When squash blossoms first come out in late spring, I go crazy with the hot oil. I fry them plain; I stuff and fry them; I even shred them, coat them in light batter, and fry them like chips. A couple weeks later, I come to my senses. There's only so much fried food one person should eat, and I probably exceed my quota with squash blossoms alone. But then I stop buying blossoms altogether, unsure of what else I can do with them.
Last Sunday, the baskets of blossoms at Dupont were overflowing and not too expensive, so I picked up a couple, resolving to find a non-fry recipe in short order. Here's a sentence I could write about so many things: Molly Wizenberg came to the rescue.
Do you read Orangette? You really ought to. Molly is a beautiful writer, and she always seems to cook things I want to make and eat immediately. In this case, it was her reader who supplied the recipe, for a fresh pasta that tastes at once like noodle soup and like a late summer afternoon in Italy. The pasta starts like a winter braise: celery, onion, carrot, broth.

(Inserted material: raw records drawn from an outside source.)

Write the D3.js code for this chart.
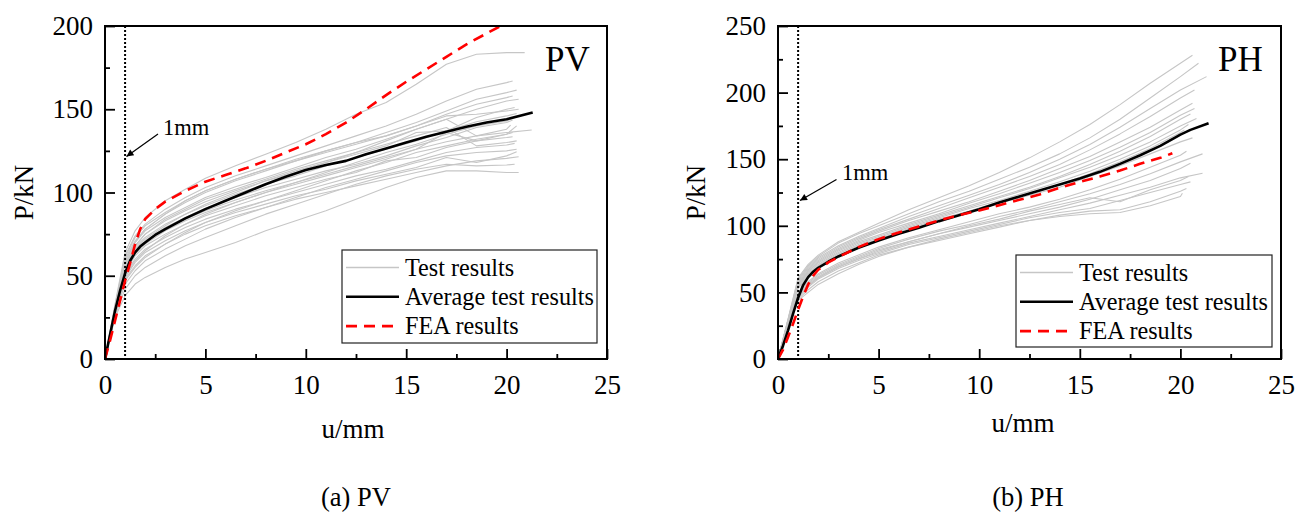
<!DOCTYPE html>
<html>
<head>
<meta charset="utf-8">
<script src="https://cdn.jsdelivr.net/npm/d3@7"></script>
<style>
  html, body { margin: 0; padding: 0; background: #fff; }
  svg { display: block; }
  svg text { font-family: "Liberation Serif", "Times New Roman", serif; }
</style>
</head>
<body>
<svg id="chart" width="1296" height="524" font-family="Liberation Serif, serif"></svg>
<script>
// Displacement grid (mm) shared by the individual test records
const gridU = [0, 0.5, 1, 1.5, 2, 3, 4, 5, 6.5, 8, 9.5, 11, 12.5, 14, 15.5, 17, 18.5, 20];

// PV specimens: load (kN) on gridU, last value = load at final displacement
const testPV = [
  [0,33,64,77,85,95,102,108.5,116,123,130,138,147,154,165,177,183,184, 184],
  [0,32,62,74,81,90,97,103,110,116,122,128,134,140,147,155,162,166, 167],
  [0,31,60,71,78,87,94,100,107,113,119,125,130,136,142,149,156,160, 161.5],
  [0,31,59,70,77,85,91,97,103.5,109,115,121,126,132,138,144,150,155, 156],
  [0,30,57,68,75,83,89,94.5,101,107,112,118,123,128,136,137,145,150, 151],
  [0,30,56,67,73,81,87,92,99,105,110,116,121,126,131,137,142.5,146, 147.5],
  [0,29,55,65,71,79,85,90.5,97,103,108,113,117,122,128,133,139,142, 143.5],
  [0,30,54,64,70,78,84,89,95.5,101,106,111,116,121,126,130.5,134,136, 137.5],
  [0,29,53,63,69,77,83,88,94,100,105,110,115,120,126,136,131,135, 140],
  [0,28,52,62,68,75,81,86,92,98,103,108,112,119,121,127,131,133, 133.5],
  [0,28,51,60,66,73,79,84,90,95,100,105,110,114,119,124,127,128.5, 129.5],
  [0,27,49,58,64,71,77,82,88,93,98,102,107,111,115,121,118,122, 124.5],
  [0,27,48,56,62,69,75,80,86,91,96,100,104,108,112,116,119,120.5, 121.5],
  [0,25,38,45,49,55,60,64,70,77,83,89,96,103,109,113,113,112, 112],
  [0,26,42,50,55,62,68,73,80,87,93,99,105,110,114,117,116,116.5, 117],
  [0,27,45,53,59,66,72,78,85,91,97,103,108,113,118,122,124,125, 126],
  [0,28,47,55,61,69,76,82,89,95,101,107,113,118,124,128,132,135, 136],
  [0,29,50,59,65,74,81,87,94,100,106,112,118,124,129,135,140,143, 145],
  [0,29,55,66,72,80,87,93,100,107,113,118,124,131,138,144,134,138, 140.5],
  [0,31,58,70,78,87,95,101,108,114,120,125,130,134,140,146,147,149, 150],
  [0,30,57,68,75,84,90,96,102,108,114,119,124,129,134,139,128,130, 131],
  [0,31,61,73,80,88,95,101,108,114,119,124,129,134,140,147,153,157, 158]
];
const testPVEndU = [20.9,20.3,20.5,20.6,20.4,20.5,20.3,21.25,20.5,20.3,20.4,20.5,20.6,20.6,20.4,20.5,20.3,20.4,20.2,20.6,20.5,20.3];

// PH specimens
const testPH = [
  [0,30,61,71,78,88,95,102,112,121,130,140,151,163,176,191,207,222, 228],
  [0,30,60,70,77,87,94,100,109,118,126,135,144,154,166,180,196,212, 222],
  [0,29,59,69,76,85,92,98,107,115,123,131,140,150,161,174,188,202, 212],
  [0,29,58,68,75,84,91,97,105,113,121,129,137,146,157,169,182,196, 202],
  [0,29,57,67,74,83,90,96,104,111,118,126,134,143,152,163,174,187, 192],
  [0,28,56,66,73,82,89,95,102,109,117,124,132,140,149,159,170,183, 188],
  [0,28,56,66,72,81,88,93,101,108,115,122,129,137,146,156,167,180, 184],
  [0,28,55,65,71,80,87,92,100,107,114,121,128,136,144,153,163,175, 180.5],
  [0,28,55,64,70,79,86,91,99,106,113,119,126,133,141,150,160,172, 176],
  [0,27,54,63,69,78,85,90,98,105,111,118,124,131,139,148,158,170, 172],
  [0,27,53,62,68,77,84,89,97,104,110,117,123,129,137,145,154,163, 166],
  [0,26,50,58,64,72,78,84,91,97,103,109,114,120,127,135,144,153, 156],
  [0,26,49,57,63,71,77,83,90,96,101,107,112,118,124,131,139,148, 154],
  [0,25,48,56,62,70,76,82,88,94,99,104,109,114,120,127,134,143, 147],
  [0,25,47,55,61,69,75,80,87,92,97,102,107,112,117,123,129,136, 139.5],
  [0,25,46,54,60,68,74,79,86,91,96,101,106,110,113,119,125,131, 133],
  [0,24,45,52,58,66,72,78,84,89,94,99,104,108,111,112,118,126, 128],
  [0,25,44,50,56,64,71,77,84,90,95,100,104,107,109,110,115,122, 124.5],
  [0,25,47,55,61,69,75,81,88,94,100,105,111,116,121,118,127,134, 137]
];
const testPHEndU = [20.6,20.9,21.3,20.7,20.6,20.7,20.5,20.8,20.4,20.2,20.6,20.3,21.1,20.5,21.1,20.5,20.3,20.1,20.4];

// Averaged test curves [u (mm), P (kN)]
const avgPV = [[0,0],[0.25,14.5],[0.5,29],[0.75,41],[1,51.5],[1.25,59],[1.5,64],[1.75,67.5],[2,70],[2.5,74.5],[3,78],[4,84.5],[5,90],[6,95],[7,100],[8,105],[9,109.5],[10,113.5],[11,116.5],[12,119],[13,123],[14,126.5],[15,130],[16,133.5],[17,136.5],[18,139.5],[19,142],[20,144],[21.3,148]];
const avgPH = [[0,0],[0.25,10],[0.5,21.5],[0.75,34],[1,46],[1.25,55.5],[1.5,61.5],[1.75,65.5],[2,68.5],[2.5,73],[3,77],[4,83.5],[5,89],[6,94],[7,98.5],[8,103.5],[9,108],[10,112.5],[11,117.5],[12,122],[13,126.5],[14,131],[15,135.5],[16,140.5],[17,146.5],[18,153],[19,160],[20,168.5],[20.5,172],[21.4,177]];

// Finite element predictions [u (mm), P (kN)]
const feaPV = [[0,0],[0.25,11],[0.5,23],[0.75,35],[1,47],[1.25,57.5],[1.5,69],[1.75,78],[2,84],[2.5,90],[3,94.5],[4,101],[5,106.5],[6,110.5],[7,114.5],[8,119],[9,124],[10,129],[11,135],[12,142],[13,150],[14,158.5],[15,166.5],[16,174],[17,181.5],[18,189],[19,195.5],[19.7,200]];
const feaPH = [[0,0],[0.25,7],[0.5,16.5],[0.75,26.5],[1,37],[1.25,47],[1.5,56],[1.75,62.5],[2,67],[2.5,72.5],[3,76.5],[4,84],[5,90],[6,95],[7,99.5],[8,104],[9,108],[10,111.5],[11,115.5],[12,119.5],[13,123.5],[14,128.5],[15,133],[16,137],[17,141.5],[18,146.5],[19,151],[19.6,154.5]];

// Axis ticks
const xTicks = [0, 5, 10, 15, 20, 25];
const xMinor = [2.5, 7.5, 12.5, 17.5, 22.5];
const yTicksPV = [0, 50, 100, 150, 200];
const yMinorPV = [25, 75, 125, 175];
const yTicksPH = [0, 50, 100, 150, 200, 250];
const yMinorPH = [25, 75, 125, 175, 225];

const legendLabels = ["Test results", "Average test results", "FEA results"];

const SERIF = '"Liberation Serif", "Times New Roman", serif';
const svg = d3.select("#chart");
svg.append("rect").attr("width", 1296).attr("height", 524).attr("fill", "#fff");

const defs = svg.append("defs");
defs.append("marker")
  .attr("id", "arrowHead")
  .attr("viewBox", "0 0 10 10")
  .attr("refX", 10).attr("refY", 5)
  .attr("markerWidth", 10).attr("markerHeight", 7)
  .attr("markerUnits", "userSpaceOnUse")
  .attr("orient", "auto")
  .append("path").attr("d", "M0,0 L10,5 L0,10 Z").attr("fill", "#000");

const GRAY = "#c6c6c6";
const RED = "#ff0000";

function addText(sel, x, y, size, str, anchor) {
  return sel.append("text")
    .attr("x", x).attr("y", y)
    .attr("text-anchor", anchor || "start")
    .attr("font-size", size)
    .style("font-family", SERIF)
    .attr("fill", "#000")
    .text(str);
}

function drawPanel(cfg) {
  const x = d3.scaleLinear().domain([0, 25]).range([cfg.left, cfg.right]);
  const y = d3.scaleLinear().domain([0, cfg.yMax]).range([cfg.bottom, cfg.top]);
  const g = svg.append("g");

  const clipId = "clip-" + cfg.name;
  defs.append("clipPath").attr("id", clipId)
    .append("rect")
    .attr("x", cfg.left).attr("y", cfg.top)
    .attr("width", cfg.right - cfg.left).attr("height", cfg.bottom - cfg.top);

  const line = d3.line().x(d => x(d[0])).y(d => y(d[1]));
  const plot = g.append("g").attr("clip-path", `url(#${clipId})`);

  // individual test records
  cfg.tests.forEach((row, i) => {
    const pts = gridU.map((u, k) => [u, row[k]]);
    pts.push([cfg.endU[i], row[row.length - 1]]);
    plot.append("path").attr("d", line(pts))
      .attr("fill", "none").attr("stroke", GRAY).attr("stroke-width", 1.1)
      .attr("stroke-linejoin", "round");
  });

  // 1 mm reference line
  plot.append("line")
    .attr("x1", x(1)).attr("x2", x(1))
    .attr("y1", cfg.top).attr("y2", cfg.bottom)
    .attr("stroke", "#000").attr("stroke-width", 2)
    .attr("stroke-dasharray", "2,2");

  // averaged curve
  plot.append("path").attr("d", line(cfg.avg))
    .attr("fill", "none").attr("stroke", "#000").attr("stroke-width", 2.6)
    .attr("stroke-linejoin", "round");

  // FEA curve
  plot.append("path").attr("d", line(cfg.fea))
    .attr("fill", "none").attr("stroke", RED).attr("stroke-width", 2.6)
    .attr("stroke-dasharray", "11,7");

  // axes with inward ticks
  const xAxis = d3.axisBottom(x).tickValues(xTicks).tickSize(-10).tickPadding(16).tickFormat(d3.format("d"));
  const xAxisMinor = d3.axisBottom(x).tickValues(xMinor).tickSize(-5).tickFormat("");
  const yAxis = d3.axisLeft(y).tickValues(cfg.yTicks).tickSize(-10).tickPadding(12).tickFormat(d3.format("d"));
  const yAxisMinor = d3.axisLeft(y).tickValues(cfg.yMinor).tickSize(-5).tickFormat("");

  [[xAxis, "x"], [xAxisMinor, "x"], [yAxis, "y"], [yAxisMinor, "y"]].forEach(([ax, dir]) => {
    const a = g.append("g")
      .attr("transform", dir === "x" ? `translate(0,${cfg.bottom})` : `translate(${cfg.left},0)`)
      .call(ax)
      .attr("font-family", null)
      .attr("font-size", null);
    a.select(".domain").remove();
    a.selectAll(".tick line").attr("stroke", "#000").attr("stroke-width", 1.8);
    a.selectAll(".tick text")
      .attr("fill", "#000")
      .style("font-family", SERIF)
      .style("font-size", "27px");
  });

  // frame
  g.append("rect")
    .attr("x", cfg.left).attr("y", cfg.top)
    .attr("width", cfg.right - cfg.left).attr("height", cfg.bottom - cfg.top)
    .attr("fill", "none").attr("stroke", "#000").attr("stroke-width", 2);

  // specimen tag
  addText(g, cfg.nameX, cfg.nameY, 35, cfg.name);

  // 1 mm annotation
  addText(g, cfg.mmX, cfg.mmY, 22.5, "1mm");
  g.append("line")
    .attr("x1", cfg.arrow[0][0]).attr("y1", cfg.arrow[0][1])
    .attr("x2", cfg.arrow[1][0]).attr("y2", cfg.arrow[1][1])
    .attr("stroke", "#000").attr("stroke-width", 1.2)
    .attr("marker-end", "url(#arrowHead)");

  // axis titles
  addText(g, 0, 0, 27, "P/kN", "middle")
    .attr("transform", `translate(${cfg.yTitleX},${(cfg.top + cfg.bottom) / 2}) rotate(-90)`);
  addText(g, cfg.xTitleX, cfg.xTitleY, 27, "u/mm", "middle");

  // legend
  const L = cfg.legend;
  const lg = g.append("g");
  lg.append("rect").attr("x", L.x).attr("y", L.y).attr("width", L.w).attr("height", L.h)
    .attr("fill", "#fff").attr("stroke", "#222").attr("stroke-width", 1.2);
  const styles = [
    { stroke: GRAY, width: 1.3, dash: null },
    { stroke: "#000", width: 2.6, dash: null },
    { stroke: RED, width: 2.6, dash: "11,7" }
  ];
  legendLabels.forEach((lab, i) => {
    const ly = L.y + 17.5 + i * 29.3;
    lg.append("line")
      .attr("x1", L.x + 4).attr("x2", L.x + 57)
      .attr("y1", ly).attr("y2", ly)
      .attr("stroke", styles[i].stroke).attr("stroke-width", styles[i].width)
      .attr("stroke-dasharray", styles[i].dash);
    addText(lg, L.x + 63, ly + 8, 24.2, lab);
  });

  // caption
  addText(svg, cfg.capX, 506, 26.5, cfg.caption, "middle");
}

drawPanel({
  name: "PV", left: 105, right: 607, top: 26, bottom: 359, yMax: 200,
  yTicks: yTicksPV, yMinor: yMinorPV,
  tests: testPV, endU: testPVEndU, avg: avgPV, fea: feaPV,
  nameX: 545, nameY: 71,
  mmX: 163, mmY: 135, arrow: [[158, 134], [126.5, 156.5]],
  yTitleX: 33, xTitleX: 353, xTitleY: 438,
  legend: { x: 342, y: 250, w: 255, h: 93 },
  caption: "(a) PV", capX: 356
});

drawPanel({
  name: "PH", left: 778, right: 1281, top: 26, bottom: 359, yMax: 250,
  yTicks: yTicksPH, yMinor: yMinorPH,
  tests: testPH, endU: testPHEndU, avg: avgPH, fea: feaPH,
  nameX: 1218, nameY: 71,
  mmX: 842, mmY: 180, arrow: [[836.5, 179.5], [800, 200.5]],
  yTitleX: 705, xTitleX: 1023, xTitleY: 432,
  legend: { x: 1016, y: 255, w: 256, h: 92 },
  caption: "(b) PH", capX: 1028
});
</script>
</body>
</html>
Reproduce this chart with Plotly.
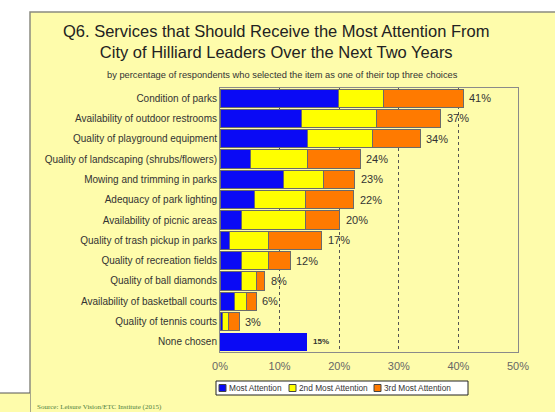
import plotly.graph_objects as go

categories = [
    "Condition of parks",
    "Availability of outdoor restrooms",
    "Quality of playground equipment",
    "Quality of landscaping (shrubs/flowers)",
    "Mowing and trimming in parks",
    "Adequacy of park lighting",
    "Availability of picnic areas",
    "Quality of trash pickup in parks",
    "Quality of recreation fields",
    "Quality of ball diamonds",
    "Availability of basketball courts",
    "Quality of tennis courts",
    "None chosen",
]
most = [19.8, 13.7, 14.7, 5.1, 10.6, 5.8, 3.6, 1.6, 3.6, 3.6, 2.5, 0.4, 14.6]
second = [7.6, 12.6, 10.9, 9.6, 6.7, 8.6, 10.7, 6.5, 4.5, 2.5, 1.9, 1.0, 0]
third = [13.4, 10.7, 8.0, 8.8, 5.3, 8.0, 5.8, 9.0, 3.7, 1.4, 1.7, 1.8, 0]
totals = [41, 37, 34, 24, 23, 22, 20, 17, 12, 8, 6, 3, 15]
series_names = ["Most Attention", "2nd Most Attention", "3rd Most Attention"]
x_ticks = [0, 10, 20, 30, 40, 50]
x_tick_labels = ["0%", "10%", "20%", "30%", "40%", "50%"]

W, H = 555, 412
L, R, T, B = 220, 518, 88, 352
FONT = "Liberation Sans, Arial"


def px(x):
    return (x - L) / (R - L)


def py(y):
    return (B - y) / (B - T)


colors = ["#0a0af5", "#ffff00", "#ff7a00"]
fig = go.Figure()
line_w = [1] * 12 + [0]
for name, vals, col in zip(series_names, [most, second, third], colors):
    fig.add_trace(go.Bar(
        y=categories, x=vals, name=name, orientation="h", showlegend=False,
        marker=dict(color=col, line=dict(color="#6a6a6a", width=line_w)),
    ))

bar_ends = [a + b + c for a, b, c in zip(most, second, third)]
annotations = []
for i, (cat, end, tot) in enumerate(zip(categories, bar_ends, totals)):
    last = i == len(categories) - 1
    annotations.append(dict(
        x=end, y=cat, xref="x", yref="y", xanchor="left", yanchor="middle",
        xshift=4, showarrow=False,
        text=f"<b>{tot}%</b>" if last else f"{tot}%",
        font=dict(size=8 if last else 11, color="#333333", family=FONT),
    ))

shapes = [
    # yellow panel
    dict(type="rect", xref="paper", yref="paper", x0=px(30), x1=px(560), y0=py(420), y1=py(12),
         fillcolor="#fefcab", line=dict(color="#8a8a80", width=1.5), layer="below"),
    dict(type="rect", xref="paper", yref="paper", x0=px(-5), x1=px(30), y0=py(420), y1=py(393),
         fillcolor="#fefcab", line=dict(width=0), layer="below"),
    dict(type="line", xref="paper", yref="paper", x0=px(0), x1=px(30), y0=py(393), y1=py(393),
         line=dict(color="#555555", width=1), layer="below"),
    # legend box
    dict(type="rect", xref="paper", yref="paper", x0=px(216), x1=px(468), y0=py(395), y1=py(381),
         fillcolor="white", line=dict(color="#222222", width=1)),
]

# custom legend entries
leg_sq_x = [219, 289, 374]
leg_txt_x = [227, 297, 382]
for name, col, sx, tx in zip(series_names, colors, leg_sq_x, leg_txt_x):
    shapes.append(dict(type="rect", xref="paper", yref="paper", x0=px(sx), x1=px(sx + 7),
                       y0=py(391.5), y1=py(384.5), fillcolor=col,
                       line=dict(color="#444444", width=1)))
    annotations.append(dict(text=name, xref="paper", yref="paper", x=px(tx), y=py(388),
                            xanchor="left", yanchor="middle", showarrow=False,
                            font=dict(size=8.3, color="#333333", family=FONT)))

annotations += [
    dict(text="Q6. Services that Should Receive the Most Attention From<br>City of Hilliard Leaders Over the Next Two Years",
         xref="paper", yref="paper", x=px(276), y=py(42), xanchor="center", yanchor="middle",
         showarrow=False, font=dict(size=16.5, color="#222222", family=FONT)),
    dict(text="by percentage of respondents who selected the item as one of their top three choices",
         xref="paper", yref="paper", x=px(282), y=py(75), xanchor="center", yanchor="middle",
         showarrow=False, font=dict(size=9.3, color="#333333", family=FONT)),
    dict(text="Source: Leisure Vision/ETC Institute (2015)",
         xref="paper", yref="paper", x=px(35), y=py(407), xanchor="left", yanchor="middle",
         showarrow=False, font=dict(size=7, color="#4f7f3f", family="Liberation Serif, Times New Roman")),
]

fig.update_layout(
    width=W, height=H,
    margin=dict(l=L, r=W - R, t=T, b=H - B, autoexpand=False),
    barmode="stack", bargap=0.1, showlegend=False,
    paper_bgcolor="white", plot_bgcolor="white",
    font=dict(family=FONT, color="#333333"),
    shapes=shapes, annotations=annotations,
    xaxis=dict(range=[0, 50], tickvals=x_ticks, ticktext=x_tick_labels, automargin=False,
               showgrid=True, gridcolor="#555555", griddash="dot", gridwidth=1,
               tickfont=dict(size=11, color="#666666"), ticks="", ticklabelstandoff=4,
               showline=True, linecolor="#8a8a8a", mirror=True, zeroline=False),
    yaxis=dict(autorange="reversed", tickfont=dict(size=10, color="#333333"), automargin=False,
               showline=True, linecolor="#8a8a8a", mirror=True, ticks="", ticklen=0),
)

fig.write_html("out.html", config={"displayModeBar": False},
               post_script="document.body.style.margin='0';")
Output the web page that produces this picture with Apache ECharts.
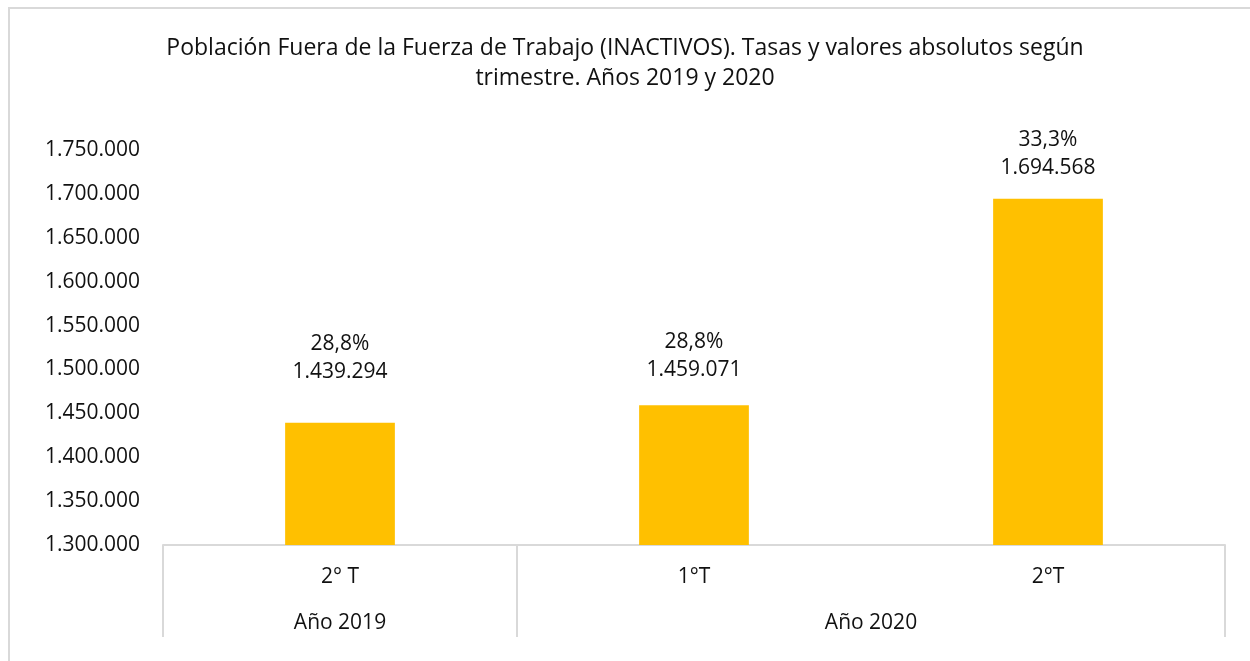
<!DOCTYPE html>
<html>
<head>
<meta charset="utf-8">
<script src="https://cdn.jsdelivr.net/npm/echarts@6/dist/echarts.min.js"></script>
<style>
  html, body { margin: 0; padding: 0; background: #fff; overflow: hidden; }
  #frame { position: absolute; left: 8px; top: 7px; width: 1300px; height: 700px; border: 2px solid #d9d9d9; box-sizing: border-box; }
  #main { position: absolute; left: 0; top: 0; width: 1250px; height: 661px; }
</style>
</head>
<body>
<div id="frame"></div>
<div id="main"></div>
<script>
// datos
var trimestres = ['2° T', '1°T', '2°T'];
var inactivos = [1439294, 1459071, 1694568];
var tasas = [28.8, 28.8, 33.3];
var grupos = ['Año 2019', 'Año 2020'];
var trimestresPorGrupo = [1, 2];

var FONT = 'Open Sans';
var TXT = '#111';
var GRIS = '#d9d9d9';
// las etiquetas del original están colocadas a mano, a distinta altura
var distEtiqueta = [37, 21, 17];

function miles(v) {
  return String(Math.round(v)).replace(/\B(?=(\d{3})+(?!\d))/g, '.');
}

// posiciones de los separadores y de las etiquetas de grupo (en unidades de categoría)
var cortes = [0], centros = [], acum = 0;
trimestresPorGrupo.forEach(function (n) {
  centros.push(acum + n / 2);
  acum += n;
  cortes.push(acum);
});

var chart = echarts.init(document.getElementById('main'), null, { renderer: 'canvas' });

var option = {
  backgroundColor: 'transparent',
  title: {
    text: 'Población Fuera de la Fuerza de Trabajo (INACTIVOS). Tasas y valores absolutos según\ntrimestre. Años 2019 y 2020',
    left: 'center',
    top: 28,
    textStyle: { fontFamily: FONT, fontSize: 23, fontWeight: 'normal', color: TXT, lineHeight: 30 }
  },
  grid: { left: 163, right: 25, top: 150, bottom: 116 },
  xAxis: [
    {
      type: 'category',
      data: trimestres,
      axisLine: { lineStyle: { color: GRIS, width: 2 } },
      axisTick: { show: false },
      axisLabel: { fontFamily: FONT, fontSize: 21, color: TXT, margin: 22 }
    },
    {
      type: 'value',
      position: 'bottom',
      min: 0,
      max: trimestres.length,
      axisLine: { show: false },
      splitLine: { show: false },
      axisTick: {
        show: true,
        customValues: cortes,
        length: 92,
        lineStyle: { color: GRIS, width: 2 }
      },
      axisLabel: {
        customValues: centros,
        fontFamily: FONT, fontSize: 21, color: TXT, margin: 68,
        formatter: function (v) {
          var i = centros.indexOf(v);
          return i >= 0 ? grupos[i] : '';
        }
      }
    }
  ],
  yAxis: {
    type: 'value',
    min: 1300000,
    max: 1750000,
    interval: 50000,
    axisLine: { show: false },
    axisTick: { show: false },
    splitLine: { show: false },
    axisLabel: {
      fontFamily: FONT, fontSize: 21, color: TXT, margin: 23,
      formatter: function (v) { return miles(v); }
    }
  },
  series: [
    {
      type: 'bar',
      xAxisIndex: 0,
      data: inactivos.map(function (v, i) {
        return { value: v, label: { distance: distEtiqueta[i] } };
      }),
      barWidth: '31%',
      itemStyle: { color: '#FFC000' },
      label: {
        show: true,
        position: 'top',
        fontFamily: FONT,
        fontSize: 21,
        lineHeight: 28,
        color: TXT,
        formatter: function (p) {
          return tasas[p.dataIndex].toFixed(1).replace('.', ',') + '%\n' + miles(p.value);
        }
      }
    }
  ]
};

chart.setOption(option);
</script>
</body>
</html>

From there, though, it turns straight to summer, with a generous handful of fresh squash blossoms. The blossoms swim in the broth, mingle with the mirepoix, and eventually melt into the sauce. While their texture isn't prominent in the final dish, their delicacy and flavor lend a richness that, along with tempered egg yolk, make the pasta as creamy as a good carbonara. Only for all its creaminess, the dish is still light and clean.
With tomatoes at their peak, it's hard to believe this pasta is the best one I've had all month. No doubt, there's plenty of spaghetti pomodoro in my near future -- not to mention the raw tomato sauce of which I've grown so fond. But there's also this. In it's own right, it nears perfection. Thanks to Molly and her reader, Tony, for sharing this very worthy use for squash blossoms, no frying included.
Pappardelle with Squash BlossomsAdapted, just barely, from Molly Wizenberg
1 tablespoon butter 1 tablespoon olive oil 1 medium (or half a large) red onion, diced 1 stalk celery, diced 1 carrot, diced 1/2 cup parsley leaves, chopped 12 squash blossoms, quartered lengthwise (no need to remove stem) pinch saffron 2 cups very good chicken or vegetable broth 1 egg yolk 1/2 lb. pappardelle 1/2 cup grated Pecorino Romano cheese
Fill a large pot with water and a couple pinches of salt. Bring to a boil over medium-high heat.
Add butter and oil to a large saute pan and set over medium heat. Add onion, celery, carrot, and parsley; cook, stirring occasionally until translucent, about 3 minutes. Add the squash blossoms, a pinch of salt, and the saffron. Stir gently to combine. Add 3/4 cup of the broth, stir gently, and raise the heat to medium. As the broth starts to reduce, continue adding more broth gradually until it has reduced significantly and only a small film of broth coats the vegetables. This should take about 8 minutes. Remove from the heat.
In a smallish bowl, whisk the egg yolk.
Add the pasta to the pot of boiling water. While it cooks, place the sauce back on medium heat. Use a small cup to scoop up about 3 Tbs of pasta water and, whisking constantly with a fork, gradually add the hot water to the egg yolk to temper it. Don't skimp on the water, or your egg will curdle when added to the sauce. Pour the yolk mixture into the saute pan, and stir continuously to combine. The yolk will thicken the sauce.
By now, the pasta should be perfectly al dente. (Mine took 2 1/2 minutes.) Scoop the pasta from its cooking water into the sauce, and use tongs to incorporate it into the sauce. Cook the two together for about 30 seconds, then serve in shallow bowls or on plates, topped with grated Pecorino Romano.